This study provides a simple numerical model of fault rupture that describes the development of fault systems from the initial nucleation of numerous small faults to the localisation of deformation into few major faults. The model presented is based on two main considerations: first, earthquakes cause stress changes that can either advance or delay failure on neighbouring faults. Second, for failure to happen faults must heal and recover most of their shear strength on timescales shorter than the earthquake cycle. The model of Cowie supports that this “healing-reloading feedback mechanism” bears several implications for faults systems.
The main claim of the contribution is that the ‘Coloumb Failure Function’ of Caskey and Wesnousky (1997) determines the localisation and self-organisation of brittle deformation in fault systems. In other words, the orientation of the fault array with respect to regions of increased (or decreased) stress determines the faults’ likelihood of failure and its location. This implies that faults in favourable relative positions trigger and are triggered by each other, resulting in a more rapid failure, whereas neighbouring faults located in stress shadows from each other delay their rupture, resulting in infrequent activity. As a result, it is not only the location of a fault with respect to the regional stress field that determines its activity, but also its location with respect to neighbouring faults (Fig. 1).
As a consequence of both positive and negative feedback, some faults grow rapidly, exhibiting high displacement rates even during the early stages of the deformation and regardless of their length, whereas other faults experience low displacement rates and may eventually become inactive.
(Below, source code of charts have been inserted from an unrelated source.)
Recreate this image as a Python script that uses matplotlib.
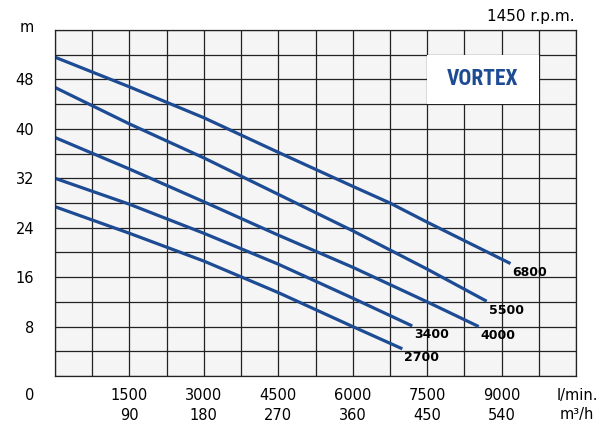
import numpy as np
import matplotlib
matplotlib.use('Agg')
import matplotlib.pyplot as plt
from matplotlib.patches import Rectangle

# flow in l/min, head in m
q_6800 = [0, 1500, 3000, 4500, 6000, 6750, 7500, 9180]
h_6800 = [51.6, 46.8, 41.8, 36.2, 30.7, 28.0, 24.9, 18.2]
q_5500 = [0, 1500, 3000, 4500, 6000, 7500, 8700]
h_5500 = [46.7, 40.8, 35.3, 29.4, 23.5, 17.3, 12.1]
q_4000 = [0, 1500, 3000, 4500, 6000, 7500, 8540]
h_4000 = [38.6, 33.5, 28.2, 22.8, 17.6, 12.0, 8.0]
q_3400 = [0, 1500, 3000, 4500, 6000, 7200]
h_3400 = [32.0, 27.8, 23.1, 18.1, 12.6, 8.1]
q_2700 = [0, 1500, 3000, 4500, 6000, 7000]
h_2700 = [27.4, 23.1, 18.6, 13.5, 8.0, 4.4]

curves = [('6800', q_6800, h_6800), ('5500', q_5500, h_5500), ('4000', q_4000, h_4000),
          ('3400', q_3400, h_3400), ('2700', q_2700, h_2700)]

x_ticks = [1500, 3000, 4500, 6000, 7500, 9000]
x_m3h = [90, 180, 270, 360, 450, 540]
y_ticks = [8, 16, 24, 32, 40, 48]

blue = '#1d4b94'
gridc = '#222222'

fig = plt.figure(figsize=(6.06, 4.26), dpi=100)
ax = fig.add_axes([55/606, 1-376/426, (576-55)/606, (376-30)/426])
ax.set_facecolor('#f5f5f5')
ax.set_xlim(0, 10500)
ax.set_ylim(0, 56)

# grid every 750 l/min and 4 m, labels only on some lines
xg = np.arange(0, 10501, 750)
yg = np.arange(0, 57, 4)
xlab = dict(zip(x_ticks, x_m3h))
ax.set_xticks(xg)
ax.set_xticklabels(['%d\n%d' % (v, xlab[v]) if v in xlab else '' for v in xg],
                   fontsize=10.5, linespacing=1.35)
ax.set_yticks(yg)
ax.set_yticklabels([str(v) if v in y_ticks else '' for v in yg], fontsize=10.5)
ax.grid(color=gridc, lw=0.9, zorder=0.5)
ax.set_axisbelow(True)
for s in ax.spines.values():
    s.set_color(gridc)
    s.set_linewidth(0.9)
ax.tick_params(length=0)
ax.tick_params(axis='x', pad=9)
ax.tick_params(axis='y', pad=15)

# white box for the model name
ax.add_patch(Rectangle((7500, 44), 2250, 8, facecolor='white', edgecolor='none', zorder=1))
ax.text(8625, 48, 'VORTEX', color=blue, fontsize=15.5, fontweight='bold',
        family=['Roboto Condensed', 'Liberation Sans Narrow', 'Roboto'],
        ha='center', va='center', zorder=3)

for name, q, h in curves:
    ax.plot(q, h, color=blue, lw=2.3, solid_capstyle='butt', zorder=2)
    ax.annotate(name, (q[-1], h[-1]), xytext=(2, -9), textcoords='offset pixels',
                fontsize=9, fontweight='bold', ha='left', va='center', zorder=3)

fig.text(575/606, 1-17/426, '1450 r.p.m.', fontsize=11, ha='right', va='center')
fig.text(34/606, 1-28/426, 'm', fontsize=10.5, ha='right', va='center')
fig.text(34/606, 1-395/426, '0', fontsize=10.5, ha='right', va='center')
fig.text(577/606, 1-405/426, 'l/min.\nm³/h', fontsize=10.5, ha='center', va='center',
         linespacing=1.35)

fig.savefig('out.png', dpi=100)
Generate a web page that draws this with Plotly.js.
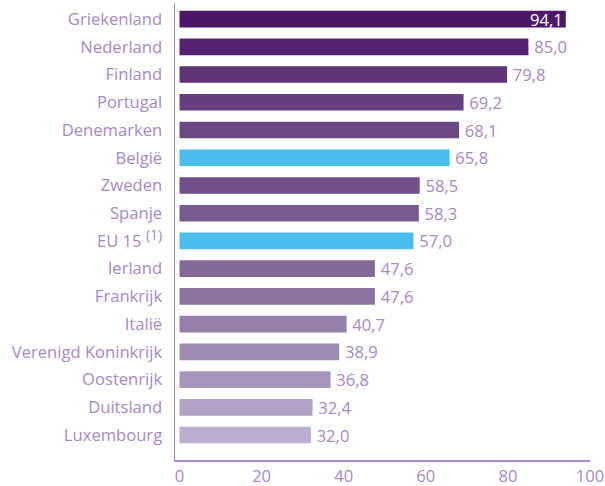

An important outcome of the model is an increased complexity in distinguishing quiescent and active faults for seismic hazard purposes, given that the healing-reloading feedback is particularly relevant in the development of large faults. Earthquake clustering, observed in paleoseismology studies (e.g., Marco et al., 2006) and other geological records (e.g., Nicol et al., 2006; Mouslopoulou et al., 2016), can be attributed to a variety of deep tectonic processes, but a clear understanding of its causes is still lacking.
Similarly, short term events of cascading faulting, such as the 2016 Kaikoura earthquake (e.g., Zhang et al., 2017), or the complex fault interaction observed during the 2019 Ridgecrest earthquake (e.g., Toda & Stein, 2020) demonstrate the value and relevance of Cowie’s ground-breaking observations.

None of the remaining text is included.